With choices from the some-of-these-people-may-be-on-something area of pop history, there’s the likes of The Chills, Television Personalities and Disco Inferno nestling alongside The Velvet Underground’s Ocean and a cut from Felt’s full-on Cocteau Twins phase, Red Indians. Martin Rev and Suicide crop up with the menace-haemorrhaging Cheree and slightly more upbeat Sparks, while Julian Cope’s Laughing Boy, from his own disowning pop era masterpiece Fried, is a welcome selection. You listen to it and can’t quite imagine that, literally two years beforehand, Duran Duran were claiming The Teardrop Explodes were their only competition. Charlie Feathers’ Mound of Clay sees the rockabilly giant in a mellower frame of mind, while the gorgeously meditative Lord Can You Hear Me? may represent the first time the Late Night Tales series has had to clear a Spacemen 3 track, but it fills the criteria perfectly.
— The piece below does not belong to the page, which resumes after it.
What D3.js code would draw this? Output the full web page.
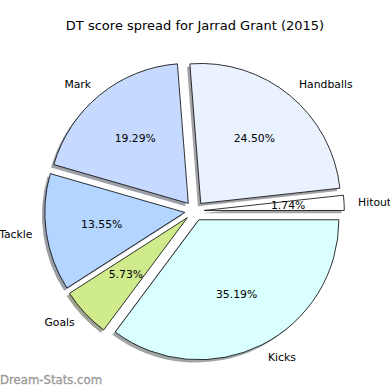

As tradition dictates with Late Night Tales, the curators thrown in an exclusive track from themselves, and here MGMT opt for a cover of Bauhaus’ All We Ever Wanted Was Everything, originally from the dark gents’ The Sky’s Gone Out opus. It’s fair to say that, while it’s actually very lovely, it’s proof that MGMT probably don’t have ‘become pop stars’ noted on their career to-do list. To close there is a short story read by Paul Morley, without one mention of Joy Division.
Exuding the air of a mixtape you might have made for a friend away at university back in 1989, to say thanks for some Pale Saints tickets, while it may be incongruous among the earlier releases and perhaps the reputation that Late Night Tales has built itself on, this is actually a very brilliant package.